The team’s setup used a bent array of semiconductor lasers to increase birefringence, and a combination of electrical and optical pumping. The results were read using a streak camera. [Image: Reprinted by permission from Springer Nature: M. Lindemann et al., Nature, doi: 10.1038/s41586-019-1073-y, © 2019]

The team found that it could get to the right kind of birefringence simply by mechanically bending a conventional VCSEL array. As an extra bonus, the researchers were able to adjust the amount of birefringence, and thus the frequency of the polarization switching in the VCSEL emission, by tweaking the amount of bending in the semiconductor.

Tenfold rate increase

The researchers took such a bent array of conventional AlGaAs-based, 850-nm VCSELs, and set up a hybrid pumping scheme—injection of spin-unpolarized charge carriers via direct current, coupled with picosecond, circularly polarized laser pulses. The hybrid pumping resonantly excites spin-polarized carriers in the semiconductor’s active region. That, in turn, induces a circularly polarized emission from the VCSEL, with the polarization oscillating at a frequency determined by the bending-induced birefringence.

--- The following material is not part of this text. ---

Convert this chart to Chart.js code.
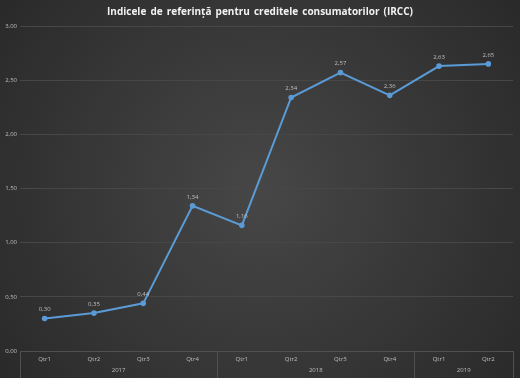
<!DOCTYPE html>
<html><head><meta charset="utf-8">
<script src="https://cdn.jsdelivr.net/npm/chart.js@4"></script>
<style>html,body{margin:0;padding:0;background:#333;}#wrap{width:520px;height:378px;}</style>
</head><body><div id="wrap"><canvas id="c" width="520" height="378"></canvas></div>
<script>
const title = 'Indicele de referință pentru creditele consumatorilor (IRCC)';
const quarters = ['Qtr1','Qtr2','Qtr3','Qtr4','Qtr1','Qtr2','Qtr3','Qtr4','Qtr1','Qtr2'];
const years = ['2017','2018','2019'];
const yearCounts = [4,4,2];
const values = [0.30,0.35,0.44,1.34,1.16,2.34,2.57,2.36,2.63,2.65];
const yTicks = [0,0.5,1,1.5,2,2.5,3];

const fmt = v => v.toFixed(2).replace('.', ',');

const bgPlugin = {
  id:'bg',
  beforeDraw(chart){
    const {ctx,width,height} = chart;
    const g = ctx.createRadialGradient(width/2,height/2,10,width/2,height/2,Math.max(width,height)*0.65);
    g.addColorStop(0,'#464646');
    g.addColorStop(1,'#282828');
    ctx.save();ctx.fillStyle=g;ctx.fillRect(0,0,width,height);
    ctx.fillStyle='#f2f2f2';
    ctx.font='bold 10px "Open Sans", "DejaVu Sans", sans-serif';
    ctx.letterSpacing='0px';
    ctx.wordSpacing='1.5px';
    ctx.textAlign='center';ctx.textBaseline='middle';
    ctx.fillText(title,width/2,12);
    ctx.restore();
  }
};
const groupPlugin = {
  id:'groups',
  afterDraw(chart){
    const {ctx,chartArea} = chart;
    const step = (chartArea.right-chartArea.left)/quarters.length;
    ctx.save();
    ctx.strokeStyle='#505050';ctx.lineWidth=1;
    let idx=0;
    const bounds=[chartArea.left];
    yearCounts.forEach(n=>{idx+=n;bounds.push(chartArea.left+idx*step);});
    bounds.forEach(b=>{ctx.beginPath();ctx.moveTo(Math.round(b)+0.5,chartArea.bottom);ctx.lineTo(Math.round(b)+0.5,chart.height);ctx.stroke();});
    ctx.fillStyle='#bfbfbf';ctx.font='6px "Open Sans", sans-serif';ctx.textAlign='center';ctx.textBaseline='middle';
    years.forEach((y,i)=>{ctx.fillText(y,(bounds[i]+bounds[i+1])/2,chartArea.bottom+19);});
    const meta = chart.getDatasetMeta(0);
    meta.data.forEach((p,i)=>{ctx.fillText(fmt(values[i]),p.x,p.y-9);});
    ctx.restore();
  }
};

new Chart(document.getElementById('c'),{
  type:'line',
  data:{labels:quarters,datasets:[{data:values,borderColor:'#5b9bd5',backgroundColor:'#5b9bd5',borderWidth:2,pointRadius:1.8,pointHoverRadius:1.8,tension:0}]},
  options:{
    responsive:false,animation:false,
    layout:{padding:{top:26,right:7,left:0,bottom:0}},
    plugins:{legend:{display:false},title:{display:false},tooltip:{enabled:false}},
    scales:{
      x:{offset:true,grid:{display:false,drawTicks:false},border:{display:true,color:'#505050'},
        ticks:{color:'#bfbfbf',font:{size:6,family:'"Open Sans", sans-serif'},padding:5,maxRotation:0,autoSkip:false},
        afterFit(s){s.height=27;}},
      y:{min:0,max:3,afterBuildTicks(s){s.ticks=yTicks.map(v=>({value:v}));},
        grid:{color:'#474747',drawTicks:false},border:{display:false},
        ticks:{color:'#bfbfbf',font:{size:6,family:'"Open Sans", sans-serif'},padding:3,callback:v=>fmt(v)},
        afterFit(s){s.width=20;}}
    }
  },
  plugins:[bgPlugin,groupPlugin]
});
</script></body></html>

Measuring the output with a streak camera, the team was able to observe circular-polarization oscillations in the device at a frequency greater than 200 GHz—“an order of magnitude faster than intensity dynamics for the same device,” according to the study. And the boost in speed took place in room-temperature rather than cryogenic operation, an important advantage for the real world.

No theoretical speed limit?

While the researchers measured the rate of polarization oscillation, they didn’t actually attempt the transfer of polarization-modulated information using the device—though they did undertake numerical experiments showing that polarization-modulated data transfer is possible at these blistering 200-GHz-plus rates.

man in lab

Lead author Markus Lindemann at the optical bench. [Image: RUB, Kramer]

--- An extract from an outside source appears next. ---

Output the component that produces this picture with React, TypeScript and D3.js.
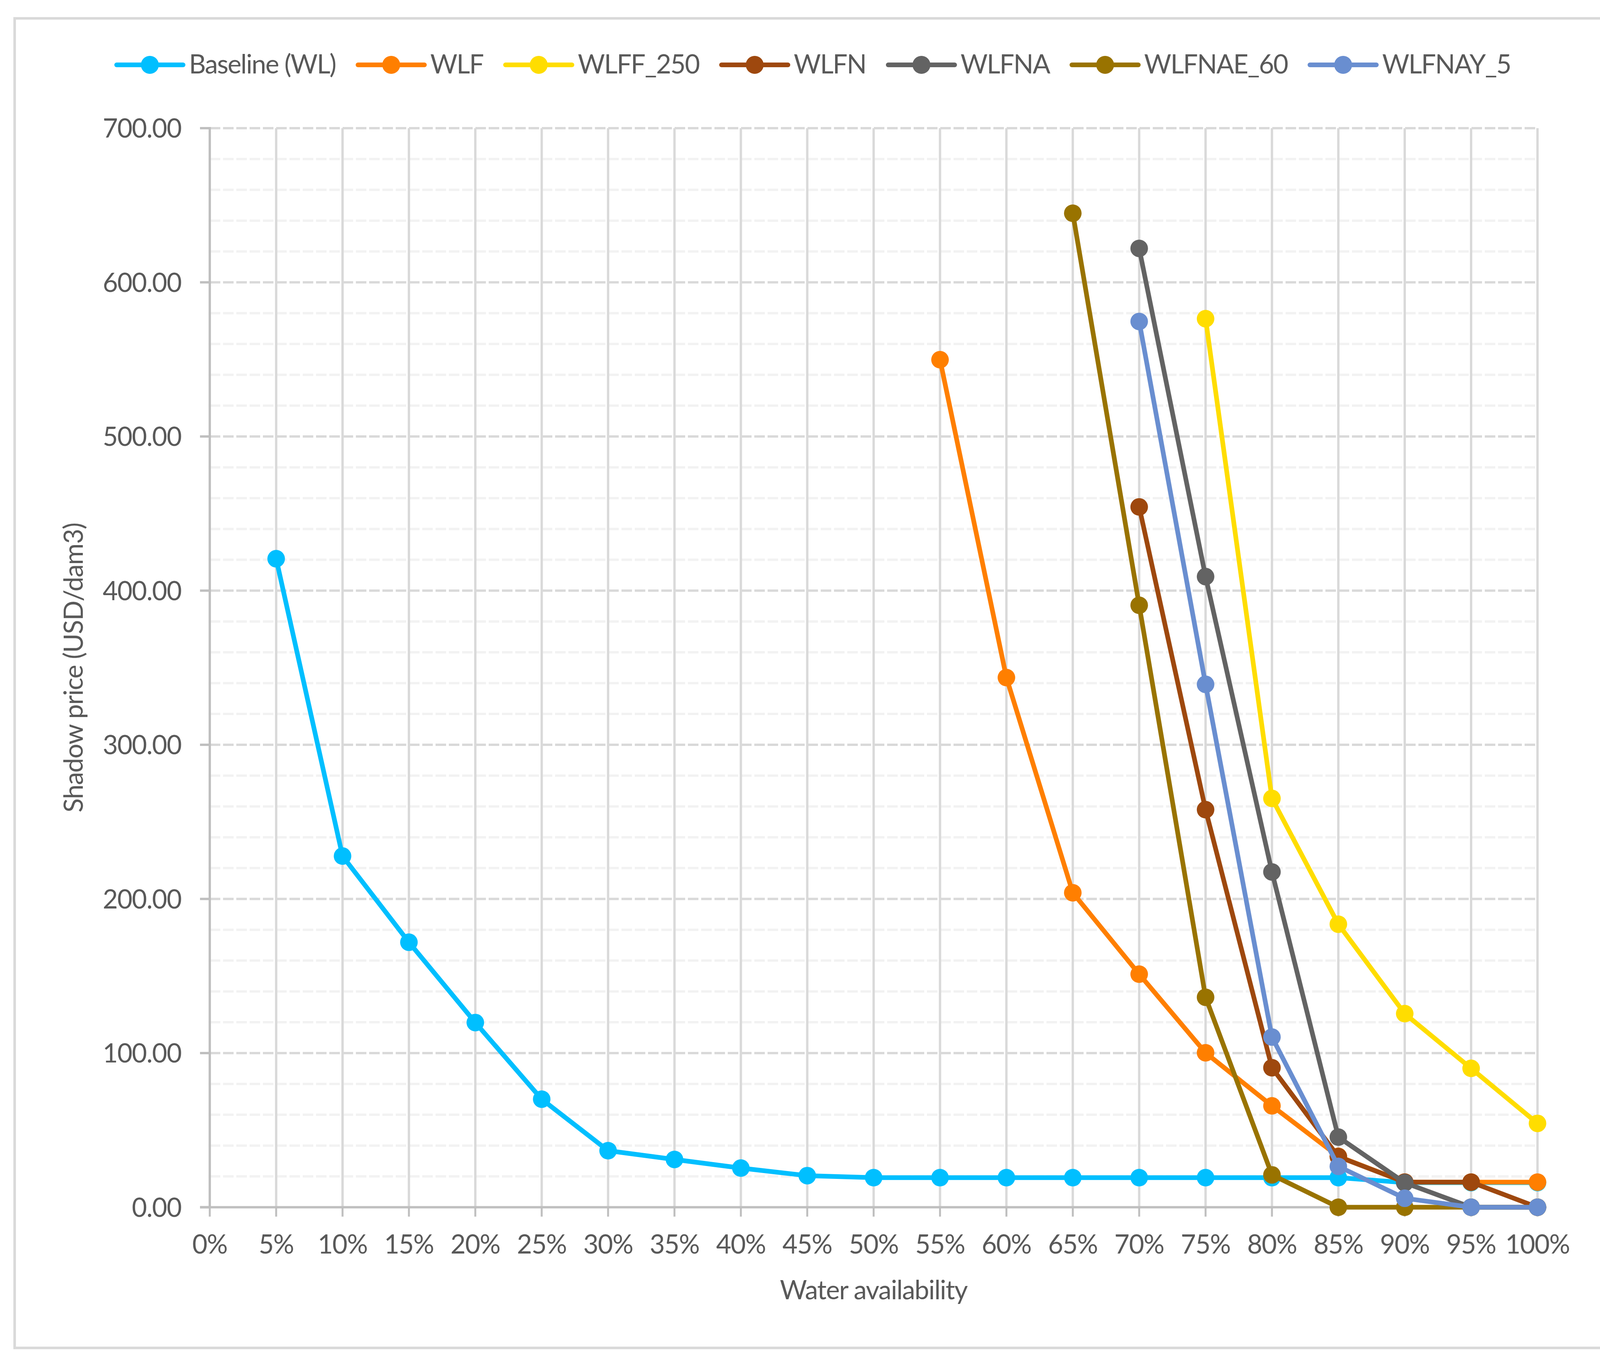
import React, { useEffect, useRef } from 'react';
import * as d3 from 'd3';

// water availability categories (x axis)
const categories = [
  '0%', '5%', '10%', '15%', '20%', '25%', '30%', '35%', '40%', '45%', '50%',
  '55%', '60%', '65%', '70%', '75%', '80%', '85%', '90%', '95%', '100%',
];

// shadow prices (USD/dam3), one value per category, null = no point
const baselineWL = [null, 420.7, 227.8, 171.9, 119.8, 70.1, 36.7, 31.0, 25.4, 20.5, 19.2,
  19.2, 19.2, 19.2, 19.2, 19.2, 19.2, 19.2, 16.0, 16.0, 16.0];
const wlf = [null, null, null, null, null, null, null, null, null, null, null,
  549.8, 343.6, 204.0, 151.2, 100.2, 65.8, 33.0, 16.3, 16.3, 16.3];
const wlff250 = [null, null, null, null, null, null, null, null, null, null, null,
  null, null, null, null, 576.4, 265.2, 183.6, 125.6, 90.1, 54.4];
const wlfn = [null, null, null, null, null, null, null, null, null, null, null,
  null, null, null, 454.3, 257.9, 90.5, 32.8, 16.3, 16.3, 0];
const wlfna = [null, null, null, null, null, null, null, null, null, null, null,
  null, null, null, 622.0, 409.1, 217.5, 45.5, 15.9, 0, 0];
const wlfnae60 = [null, null, null, null, null, null, null, null, null, null, null,
  null, null, 644.8, 390.5, 136.2, 21.0, 0, 0, 0, 0];
const wlfnay5 = [null, null, null, null, null, null, null, null, null, null, null,
  null, null, null, 574.6, 339.2, 110.4, 26.5, 5.8, 0, 0];

const seriesNames = ['Baseline (WL)', 'WLF', 'WLFF_250', 'WLFN', 'WLFNA', 'WLFNAE_60', 'WLFNAY_5'];
const seriesColors = ['#00BFFF', '#FF7F00', '#FFDD00', '#9E480E', '#636363', '#997300', '#698ED0'];
const seriesValues = [baselineWL, wlf, wlff250, wlfn, wlfna, wlfnae60, wlfnay5];

const yMax = 700;
const yTitle = 'Shadow price (USD/dam3)';
const xTitle = 'Water availability';

const W = 4150;
const H = 3483;

const App: React.FC = () => {
  const svgRef = useRef<SVGSVGElement>(null);

  useEffect(() => {
    if (!svgRef.current) return;
    const svg = d3.select(svgRef.current);
    svg.selectAll('*').remove();

    const font = "Lato, 'Open Sans', sans-serif";
    const fs = 67;
    const ls = '-1.5px';
    const textColor = '#595959';

    const left = 537, right = 3936, top = 328, bottom = 3089.5;

    const x = d3.scalePoint<string>().domain(categories).range([left, right]);
    const y = d3.scaleLinear().domain([0, yMax]).range([bottom, top]);

    // chart frame
    svg.append('rect')
      .attr('x', 37.5).attr('y', 47)
      .attr('width', 4074.5).attr('height', 3402.5)
      .attr('fill', '#fff')
      .attr('stroke', '#d9d9d9')
      .attr('stroke-width', 6.5);

    const grid = svg.append('g');

    // minor horizontal gridlines
    grid.selectAll('line.minor')
      .data(d3.range(20, yMax + 1, 20).filter(v => v % 100 !== 0))
      .join('line')
      .attr('x1', left).attr('x2', right)
      .attr('y1', d => y(d)).attr('y2', d => y(d))
      .attr('stroke', '#f2f2f2')
      .attr('stroke-width', 6)
      .attr('stroke-dasharray', '27 7');

    // vertical gridlines
    grid.selectAll('line.v')
      .data(categories.slice(1))
      .join('line')
      .attr('x1', d => x(d)!).attr('x2', d => x(d)!)
      .attr('y1', top).attr('y2', bottom)
      .attr('stroke', '#d9d9d9')
      .attr('stroke-width', 6);

    // major horizontal gridlines
    grid.selectAll('line.major')
      .data(d3.range(100, yMax + 1, 100))
      .join('line')
      .attr('x1', left).attr('x2', right)
      .attr('y1', d => y(d)).attr('y2', d => y(d))
      .attr('stroke', '#d9d9d9')
      .attr('stroke-width', 6)
      .attr('stroke-dasharray', '27 7');

    // axes
    const axisColor = '#bfbfbf';
    const yTicks = d3.range(0, yMax + 1, 100);
    svg.append('line')
      .attr('x1', left).attr('x2', left)
      .attr('y1', top - 3).attr('y2', bottom)
      .attr('stroke', axisColor).attr('stroke-width', 6);
    svg.append('g').selectAll('line')
      .data(yTicks)
      .join('line')
      .attr('x1', left - 25).attr('x2', left)
      .attr('y1', d => y(d)).attr('y2', d => y(d))
      .attr('stroke', axisColor).attr('stroke-width', 6);
    svg.append('g').selectAll('line')
      .data(categories)
      .join('line')
      .attr('x1', d => x(d)!).attr('x2', d => x(d)!)
      .attr('y1', bottom).attr('y2', bottom + 24)
      .attr('stroke', axisColor).attr('stroke-width', 5);
    svg.append('line')
      .attr('x1', left - 25).attr('x2', right + 3)
      .attr('y1', bottom).attr('y2', bottom)
      .attr('stroke', axisColor).attr('stroke-width', 6);

    // tick labels
    svg.append('g')
      .style('font-family', font).style('font-size', `${fs}px`)
      .style('letter-spacing', ls)
      .attr('fill', textColor)
      .attr('text-anchor', 'end')
      .selectAll('text')
      .data(yTicks)
      .join('text')
      .attr('x', 464)
      .attr('y', d => y(d) + 24)
      .text(d => d3.format('.2f')(d));

    svg.append('g')
      .style('font-family', font).style('font-size', `${fs}px`)
      .style('letter-spacing', ls)
      .attr('fill', textColor)
      .attr('text-anchor', 'middle')
      .selectAll('text')
      .data(categories)
      .join('text')
      .attr('x', d => x(d)!)
      .attr('y', 3208)
      .text(d => d);

    // axis titles
    svg.append('text')
      .attr('transform', `translate(212,${(top + bottom) / 2}) rotate(-90)`)
      .attr('text-anchor', 'middle')
      .style('font-family', font).style('font-size', `${fs}px`)
      .style('letter-spacing', ls)
      .attr('fill', textColor)
      .text(yTitle);
    svg.append('text')
      .attr('x', (left + right) / 2).attr('y', 3325)
      .attr('text-anchor', 'middle')
      .style('font-family', font).style('font-size', `${fs}px`)
      .style('letter-spacing', ls)
      .attr('fill', textColor)
      .text(xTitle);

    // series
    const line = d3.line<number | null>()
      .defined(d => d !== null)
      .x((_, i) => x(categories[i])!)
      .y(d => y(d as number));

    const plot = svg.append('g');
    seriesValues.forEach((vals, si) => {
      const g = plot.append('g');
      g.append('path')
        .datum(vals)
        .attr('d', line)
        .attr('fill', 'none')
        .attr('stroke', seriesColors[si])
        .attr('stroke-width', 12)
        .attr('stroke-linejoin', 'round')
        .attr('stroke-linecap', 'round');
      g.selectAll('circle')
        .data(vals.map((v, i) => ({ v, c: categories[i] })).filter(d => d.v !== null))
        .join('circle')
        .attr('cx', d => x(d.c)!)
        .attr('cy', d => y(d.v as number))
        .attr('r', 22.5)
        .attr('fill', seriesColors[si]);
    });

    // legend
    const legend = svg.append('g');
    const legendY = 166;
    const lineLen = 170;
    const items = seriesNames.map((name, i) => {
      const g = legend.append('g');
      g.append('line')
        .attr('x1', 0).attr('x2', lineLen)
        .attr('y1', legendY).attr('y2', legendY)
        .attr('stroke', seriesColors[i])
        .attr('stroke-width', 12)
        .attr('stroke-linecap', 'round');
      g.append('circle')
        .attr('cx', lineLen / 2).attr('cy', legendY)
        .attr('r', 23)
        .attr('fill', seriesColors[i]);
      const t = g.append('text')
        .attr('x', lineLen + 15).attr('y', legendY + 22)
        .style('font-family', font).style('font-size', `${fs}px`)
        .style('letter-spacing', '-2px')
        .attr('fill', textColor)
        .text(name);
      const w = (t.node() as SVGTextElement).getComputedTextLength();
      return { g, w: lineLen + 15 + w };
    });
    const gap = 57;
    const total = d3.sum(items, d => d.w) + gap * (items.length - 1);
    let cx = 2083 - total / 2;
    items.forEach(it => {
      it.g.attr('transform', `translate(${cx},0)`);
      cx += it.w + gap;
    });
  }, []);

  return (
    <svg
      ref={svgRef}
      width={W}
      height={H}
      style={{ position: 'absolute', left: 0, top: 0, background: '#fff', display: 'block' }}
    />
  );
};

export default App;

Indeed, the team believes that the basic design it’s demonstrated could be pushed even faster through other techniques—such as building the lasers using 2-D materials, which can support very large strains and very high birefringence, and thus could produce far brisker polarization oscillations. “We have experimentally demonstrated that oscillation at 200 gigahertz is possible,” Hofmann said. “But we don’t know how much faster it can become, as we haven’t found a theoretical limit yet.”

The team concludes that its results “overcome the key speed limitations of conventional directly modulated lasers and offer a prospect for the next generation of low-energy ultrafast optical communication.”